Et ceux qui cultivent en utilisant moins de pesticides – et qui le disent – se font écœurer par les lobbies et par leur syndicat noyauté par les lobbies, l’Union des pollueurs… pardon, l’Union des producteurs agricoles (UPA). Un jour, peut-être parleront-ils à des journalistes, qui sait…

Autre exemple du poids des lobbies agricoles : quand le ministère de l’Agriculture fait des publicités rappelant qu’on peut réduire l’utilisation de pesticides, des acteurs des lobbies agricoles débarquent dans des bureaux de sous-directeurs du ministère de l’Agriculture, des Pêcheries et de l’Alimentation (MAPAQ) et mettent le poing sur la table.

Et comme par magie, la publicité faite par le MAPAQ disparaît des publications spécialisées. Une autre fois, je donnerai des noms…

***

Une commission parlementaire sur les pesticides au Québec reprend donc aujourd’hui.

En filigrane se posera encore la question fondamentale qui transcende les pesticides : qu’est-ce qui guide les priorités en agriculture, au Québec ?

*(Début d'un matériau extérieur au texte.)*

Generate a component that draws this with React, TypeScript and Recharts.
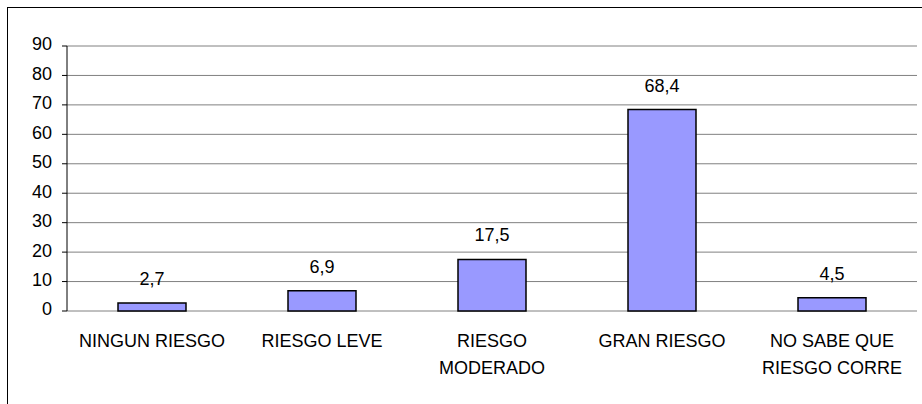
import React from 'react'
import { BarChart, Bar, XAxis, YAxis, CartesianGrid, LabelList } from 'recharts'

const categories = ['NINGUN RIESGO', 'RIESGO LEVE', 'RIESGO\nMODERADO', 'GRAN RIESGO', 'NO SABE QUE\nRIESGO CORRE']
const values = [2.7, 6.9, 17.5, 68.4, 4.5]
const yTicks = [0, 10, 20, 30, 40, 50, 60, 70, 80, 90]
const boundaryTicks = [0, 1, 2, 3, 4, 5]

const FONT = 'Arial, "Liberation Sans", sans-serif'

const data = categories.map((name, i) => ({ name, value: values[i] }))

// category labels, split on \n into two lines
const CategoryTick = (props: any) => {
    const { x, y, payload } = props
    const lines = String(payload.value).split('\n')
    return (
        <text x={x} y={y} textAnchor="middle" fontFamily={FONT} fontSize={18} fill="#000">
            {lines.map((l, i) => (
                <tspan key={i} x={x} dy={i === 0 ? 24 : 27}>{l}</tspan>
            ))}
        </text>
    )
}

export default function App() {
    return (
        <div style={{ position: 'absolute', left: 0, top: 0, width: 922, height: 404, background: '#fff' }}>
            <div style={{ position: 'absolute', left: 7, top: 7, width: 930, height: 420, border: '1px solid #000', boxSizing: 'border-box' }} />
            <BarChart
                width={922}
                height={404}
                data={data}
                margin={{ top: 46, right: 5, bottom: 0, left: 0 }}
                barCategoryGap="30%"
                style={{ position: 'absolute', left: 0, top: 0 }}
            >
                <CartesianGrid vertical={false} stroke="#808080" strokeWidth={1} />
                <XAxis
                    xAxisId="edges"
                    type="number"
                    domain={[0, 5]}
                    ticks={boundaryTicks}
                    height={0}
                    tick={false}
                    tickSize={6}
                    tickLine={{ stroke: '#000' }}
                    axisLine={{ stroke: '#000', strokeWidth: 1.5 }}
                />
                <XAxis
                    dataKey="name"
                    height={93}
                    axisLine={false}
                    tickLine={false}
                    interval={0}
                    tickMargin={6}
                    tick={<CategoryTick />}
                />
                <YAxis
                    width={67}
                    domain={[0, 90]}
                    ticks={yTicks}
                    interval={0}
                    tickSize={5}
                    tickMargin={10}
                    axisLine={{ stroke: '#000' }}
                    tickLine={{ stroke: '#000' }}
                    tick={{ fontFamily: FONT, fontSize: 18, fill: '#000', dy: -2 }}
                />
                <YAxis
                    yAxisId="right"
                    orientation="right"
                    width={0}
                    domain={[0, 90]}
                    tick={false}
                    tickLine={false}
                    axisLine={{ stroke: '#a0a0a0' }}
                />
                <Bar dataKey="value" fill="#9999FF" stroke="#000" strokeWidth={1.5} isAnimationActive={false}>
                    <LabelList
                        dataKey="value"
                        position="top"
                        offset={18}
                        formatter={(v: any) => String(v).replace('.', ',')}
                        style={{ fontFamily: FONT, fontSize: 18, fill: '#000' }}
                    />
                </Bar>
            </BarChart>
        </div>
    )
}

Les lobbyistes qui ont de quoi à vendre, comme M. Overbeek, lobbyistes qui dorment dans le même lit que l’UPA ?

Ou l’intérêt public, tout simplement ?

Jusqu’à maintenant, quand le MAPAQ a eu à trancher, le MAPAQ a affiché ses couleurs : c’est pas l’intérêt public.

***

Je finis sur une autre absurdité tirée de l’enquête « Pesticides : la rivière aux horreurs », publiée dans La Presse de samedi.

Ces bandes riveraines d’un mètre qu’il ne faut pas cultiver, question de bloquer l’infiltration de pesticides dans les cours d’eau ?

Les cultures de grains, c’est 1 million d’hectares, au Québec. Et les bandes riveraines représentent 2,5 % de cette superficie.

Les cultures de grains, sur ce million d’hectares, c’est 1,3 milliard de dollars de chiffre d’affaires.

La bande riveraine d’un mètre, l’éponge chargée d’absorber les pesticides avant leur infiltration dans nos cours d’eau, c’est l’équivalent de 25 millions sur ce 1,3 milliard.

Traduction : les lobbies se fichent de polluer l’eau pour préserver 25 millions de chiffre d’affaires sur 1,3 milliard…

C’est vrai que c’est pas de l’eau, qu’ils vendent.

Si le MAPAQ est une carpette pour 25 millions, imaginez quand il s’agit de gros cash.